1.1 Background of the study
Crude oil is seldom produced alone from reservoirs. It is always produced as a complex mixture of hydrocarbons and formation water.1 These mixtures undergo extreme agitation under high shear rate and turbulence as they flow from the reservoir pores through perforated casing into the wellbore, to the tubing and finally through the surface production facilities. This occurrence causes the water phase to be dispersed and stabilized as fine droplets in the bulk oil phase and hence forms emulsion. Emulsion is among the many problems encountered in the production, transport, and refining of crude oil and dealing with this complex structural arrangements account for much of the expenses incurred by oil companies in their daily operations.2 Their control and resolution is among the major challenges encountered both onshore and offshore by production engineers, production chemists and facilities engineers during production, especially in a complex multi-wells system. Emulsion problems are usually more problematic in fields where heavy crude oils are produced.3
Emulsions are stabilised by rigid interfacial films that forms a ‘’skin’’ on the water droplets and prevents them from coalescing.4 The stability of these interfacial films, and hence the tightness of the emulsions, depend on a number factors, including the heavy materials present in the crude oil (e.g. asphaltenes, resins, waxes), inorganic solids (e.g. clays, scales and corrosion products), temperature, droplet size and droplet size distribution, pH and brine composition.5 As the producing field depletes, the nature of petroleum emulsion changes continuously due to changes in some of these factors and production methods.5 Produced oilfield emulsions can be water-in-oil (W/O), oil-in-water (O/W) or multiple water and oil in water (W/O/W), but most produced oilfield emulsions are of the W/O type.1 This depends on several conditions, which include but not limited to: fraction of each liquid phase, hydrophilic-Lypophylic balance (HLB) etc. From a purely thermodynamic point of view, a W/O emulsion is an unstable system. This is because there is a natural tendency for a liquid/liquid system to separate and reduce its interfacial area and hence, its interfacial energy. However, most oilfield emulsions are stable over a period of time (i.e. they possess kinetic stability).1,4 Produced oilfield emulsions have been classified on the basis of their degree of kinetic stability.5 According to this, oilfield emulsions have been classified as loose, medium and tight emulsions. Loose emulsions separate in a few minutes, medium emulsions separate in ten minutes or more, while tight emulsions will separate in a matter of hours or even days.5
Emulsions from several production headers in the oilfield are usually commingled at the manifolds and then transported to the central processing facilities for treatment. They are usually very difficult to treat and cause a number of operational problems, such as overloading of surface separation equipments with water, increased cost of pumping wet crude, increased heating cost, tripping of separation equipments, high pressure drop in lowliness increase in cost of demulsifiers, production of off-specification crude oil, thick sludge in stock tank bottom, corrosion in export and subsea pipelines, catalyst poisoning at refineries and sometimes force the shutdown of processing equipments in the Wet Crude Handling Facility (WCHF).7 The overall effect of this is a significant loss in production and loss of revenue to the operators.

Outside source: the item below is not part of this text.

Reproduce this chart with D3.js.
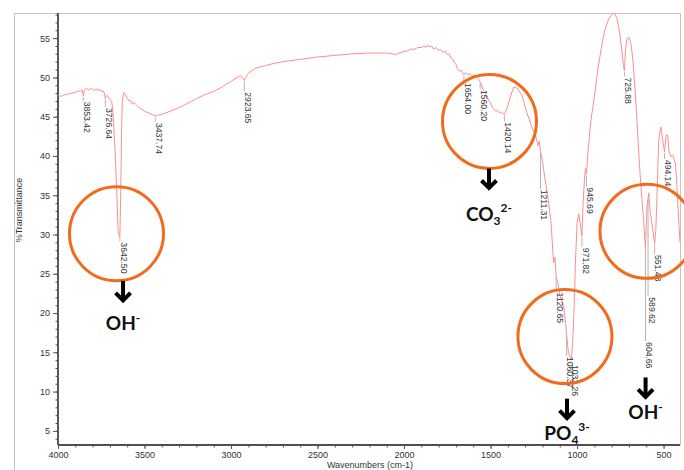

Different treating methods thus exist in the petroleum industry for demulsification of crude oil. They include thermal methods, mechanical methods, electrical methods and chemical treatment.8 In general, these methods are interrelated. Applying heat to the emulsion reduces the viscosity of the oil and increases the water settling rates. It also results in the destabilisation of the rigid films caused by interfacial viscosity. Application of heat for emulsion breaking should be based on an overall economic analysis of the treatment facility. Furthermore, some of the mechanical equipment available in the breaking of oilfield emulsions include free-water knockout drums, phase separators etc. High voltage electricity is also often used for breaking emulsion.6 It is generally theorized that water droplets move more rapidly when induced with an electric field, and hence collide with each other, and coalesce. The distance between the electrodes in some designs- is adjustable so that the voltage can be varied to meet the requirement of the emulsion being treated.1 By far; the most common method of emulsion treatment is adding chemicals. Demulsifier chemicals account for approximately 40% (in value) of the world oilfield production chemical markets.9 They are deployed at virtually every crude oil processing station worldwide. Chemical additives, recognised as the second ‘‘aid’’, are special surface active agents that migrates to the water – oil interface once added to the emulsion.